PARBOABOA, Ukraina - Perang dua negara bertetangga antara Ukraina dan Rusia masih panas hingga hari ini, Senin (14/3). Memasuki hari kesembilan belas invasi, Rusia masih saja membombardir sejumlah pangkalan militer Ukraina, bahkan serangan sudah mulai menyasar tempat-tempat warga sipil berlindung, seperti serangan di masjid Sultan Suleiman pada Sabtu (12/3) lalu.
Meski perundingan tiga putaran yang telah dilakukan tak menghasilkan keputusan yang memuaskan, kedua negara dilaporkan akan kembali menggelar perundingan putaran keempat hari ini, Senin (14/3), melalui konferensi video.
Ditengah upaya mencari solusi damai, kedua negara saling mengeluarkan tudingan kecurangan yang dilakukan oleh pihak lawan mereka. Seperti Ukraina yang menuding Rusia melakukan genosida.
Tak berbeda dengan Ukraina, baru-baru ini Rusia juga mengeluarkan klaim, jika Ukraina sedang mempersiapkan senjata biologi di 30 laboratorium yang tersebar di negara tersebut.
Tuduhan ini dilayangkan Kementerian Pertahanan Rusia yang mengatakan, AS dan Ukraina saat ini sedang mengembangkan senjata biologis yang menggunakan patogen berbahaya sebagai alat untuk membunuh, melukai, atau melumpuhkan musuh. Dalam klaim yang sama disebut jika di laboratorium tersebut juga dilakukan eksperimen menggunakan sampel virus Corona dari kelelawar.

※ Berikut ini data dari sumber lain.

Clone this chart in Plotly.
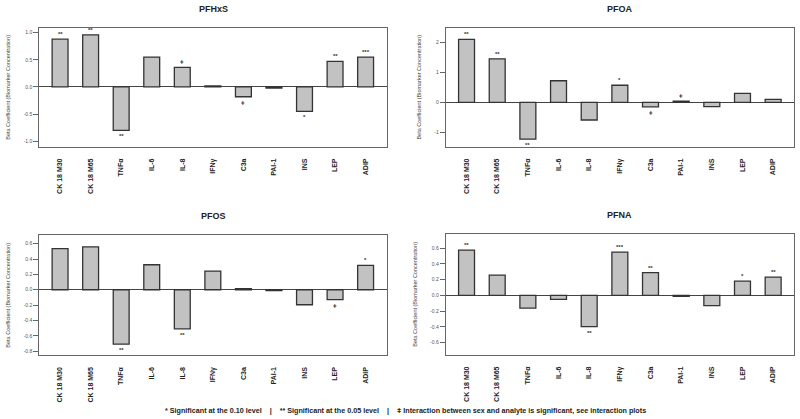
import plotly.graph_objects as go

categories = ["CK 18 M30", "CK 18 M65", "TNFα", "IL-6", "IL-8", "IFNγ", "C3a", "PAI-1", "INS", "LEP", "ADIP"]

pfhxs = [0.88, 0.96, -0.80, 0.55, 0.36, 0.02, -0.18, -0.02, -0.45, 0.47, 0.55]
pfoa = [2.10, 1.45, -1.23, 0.72, -0.59, 0.57, -0.15, 0.04, -0.14, 0.30, 0.10]
pfos = [0.535, 0.56, -0.71, 0.326, -0.51, 0.243, 0.013, -0.01, -0.196, -0.13, 0.317]
pfna = [0.576, 0.258, -0.161, -0.05, -0.398, 0.55, 0.29, -0.013, -0.13, 0.18, 0.233]

sig_pfhxs = ["**", "**", "**", "", "ǂ", "", "ǂ", "", "*", "**", "***"]
sig_pfoa = ["**", "**", "**", "", "", "*", "ǂ", "ǂ", "", "", ""]
sig_pfos = ["", "", "**", "", "**", "", "", "", "", "ǂ", "*"]
sig_pfna = ["**", "", "", "", "**", "***", "**", "", "", "*", "**"]

titles = ["PFHxS", "PFOA", "PFOS", "PFNA"]
y_ticks = [[1.0, 0.5, 0.0, -0.5, -1.0], [2, 1, 0, -1],
           [0.6, 0.4, 0.2, 0.0, -0.2, -0.4, -0.6, -0.8],
           [0.6, 0.4, 0.2, 0.0, -0.2, -0.4, -0.6]]
y_ranges = [[-1.10, 1.086], [-1.48, 2.49], [-0.855, 0.71], [-0.754, 0.78]]

series = [pfhxs, pfoa, pfos, pfna]
sigs = [sig_pfhxs, sig_pfoa, sig_pfos, sig_pfna]

W, H = 800, 419
xdom = [[39.3 / W, 386.7 / W], [445.7 / W, 794.3 / W], [39.3 / W, 386.7 / W], [445.7 / W, 794.3 / W]]
ydom = [[1 - 146.7 / H, 1 - 28 / H], [1 - 146.7 / H, 1 - 27.7 / H],
        [1 - 355.3 / H, 1 - 235.3 / H], [1 - 354.7 / H, 1 - 234 / H]]

FONT = "Liberation Sans, Arial, sans-serif"
fig = go.Figure()
annotations = []
layout = {}

for i in range(4):
    n = "" if i == 0 else str(i + 1)
    xa, ya = "x" + n, "y" + n
    fig.add_trace(go.Bar(
        x=list(range(len(categories))), y=series[i], xaxis=xa, yaxis=ya,
        marker=dict(color="#c2c2c2", line=dict(color="#333333", width=1.3)),
        showlegend=False, hoverinfo="skip"))
    layout["xaxis" + n] = dict(
        domain=xdom[i], anchor=ya, range=[-0.68, 10.69], automargin=False,
        tickmode="array", tickvals=list(range(len(categories))),
        ticktext=["<b>%s</b>" % c for c in categories],
        tickangle=-90, tickfont=dict(family=FONT, size=7, color="#222"),
        showgrid=False, zeroline=False, showline=True, mirror=True,
        linecolor="#666", linewidth=1, ticks="", ticklabelstandoff=8)
    layout["yaxis" + n] = dict(
        domain=ydom[i], anchor=xa, range=y_ranges[i], automargin=False,
        tickmode="array", tickvals=y_ticks[i],
        ticktext=[("%g" % v if i == 1 else "%.1f" % v) for v in y_ticks[i]],
        tickfont=dict(family=FONT, size=5, color="#555"),
        showgrid=False, zeroline=True, zerolinecolor="#444", zerolinewidth=1,
        showline=True, mirror=True, linecolor="#666", linewidth=1,
        ticks="outside", ticklen=5, tickcolor="#666",
        title=dict(text="Beta Coefficient (Biomarker Concentration)",
                   font=dict(family=FONT, size=5.5, color="#444"), standoff=12))
    annotations.append(dict(
        text="<b>%s</b>" % titles[i], xref="paper", yref="paper",
        x=(xdom[i][0] + xdom[i][1]) / 2, y=ydom[i][1] + 19 / H,
        showarrow=False, font=dict(family=FONT, size=9, color="#222"),
        xanchor="center", yanchor="middle"))
    for j, s in enumerate(sigs[i]):
        if not s:
            continue
        v = series[i][j]
        annotations.append(dict(
            text="<b>%s</b>" % s, xref=xa, yref=ya, x=j, y=v,
            showarrow=False, font=dict(family=FONT, size=6, color="#333"),
            xanchor="center", yanchor="bottom" if v >= 0 else "top",
            yshift=0 if v >= 0 else -1))

annotations.append(dict(
    text="<b>* Significant at the 0.10 level    |    ** Significant at the 0.05 level    |    ǂ Interaction between sex and analyte is significant, see interaction plots</b>",
    xref="paper", yref="paper", x=405 / W, y=1 - 410 / H, showarrow=False,
    font=dict(family=FONT, size=7.2, color="#222"), xanchor="center", yanchor="middle"))

fig.update_layout(
    width=W, height=H, margin=dict(l=0, r=0, t=0, b=0, autoexpand=False),
    paper_bgcolor="white", plot_bgcolor="white",
    bargap=0.48, annotations=annotations, **layout)

fig.write_html("out.html", config={"displayModeBar": False},
               post_script="document.body.style.margin='0';")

Amerika dan Ukraina langsung kompak membantah tudingan tersebut. Bahkan pertemuan Perserikatan Bangsa Bangsa (PBB) telah dilakukan untuk membahas masalah ini pada Jumat (11/3). Dari pertemuan tersebut, PBB telah menyatakan bahwa mereka tak menemukan bukti mengenai pernyataan tersebut.
Masalah laboratorium tersebut berakhir tanpa bukti, kali ini Ukraina yang mengeluarkan tudingan balasan. Ukraina menyatakan jika pihak Rusia saat ini sedang mempersiapkan senjata kimia untuk menyerang negaranya. Senjata kimia sendiri merupakan jenis amunisi yang disertai racun atau zat kimia yang menyerang sistem tubuh manusia.
"Konfirmasi lain terkait persiapan Rusia akan melancarkan serangan kimia melawan Ukraina telah ditemukan. Kehadiran ahli kimia terdeteksi di kontingen Federasi Rusia," demikian pernyataan Kantor Kepresidenan Ukraina dikuti dari CNNIndonesia.com, Senin (14/3).
Ukraina memaparkan bukti pendukung atas klaim ini, dimana mereka menemukan Aftayev Alexander Viktorovich yang merupakan ahli kimia militer Rusia telah terbunuh saat berhadapan dengan pasukan militer Ukraina.
"Menurut beberapa dokumen, sebelum kematiannya di Ukraina, Aftayev bertugas di unit militer 21222, Kantor Federal untuk Penyimpanan Aman dan Pemusnahan Senjata Kimia di kota Penza,” lanjut pernyataan tersebut.
Kebenaran mengenai penggunaan senjata kimia ini memang belum dikonfirmasi, namun sebelumnya Amerika sudah memperingatkan Rusia agar tidak menggunakan senjata kimia atau biologis saat mereka berusaha menginvasi Ukraina.
Kelanjutan mengenai saling tuding antara Rusia dan Ukraina ini belum terbukti kebenarannya, namun penggunaan senjata kimia dan senjata biologi memang dilarang dalam peperangan.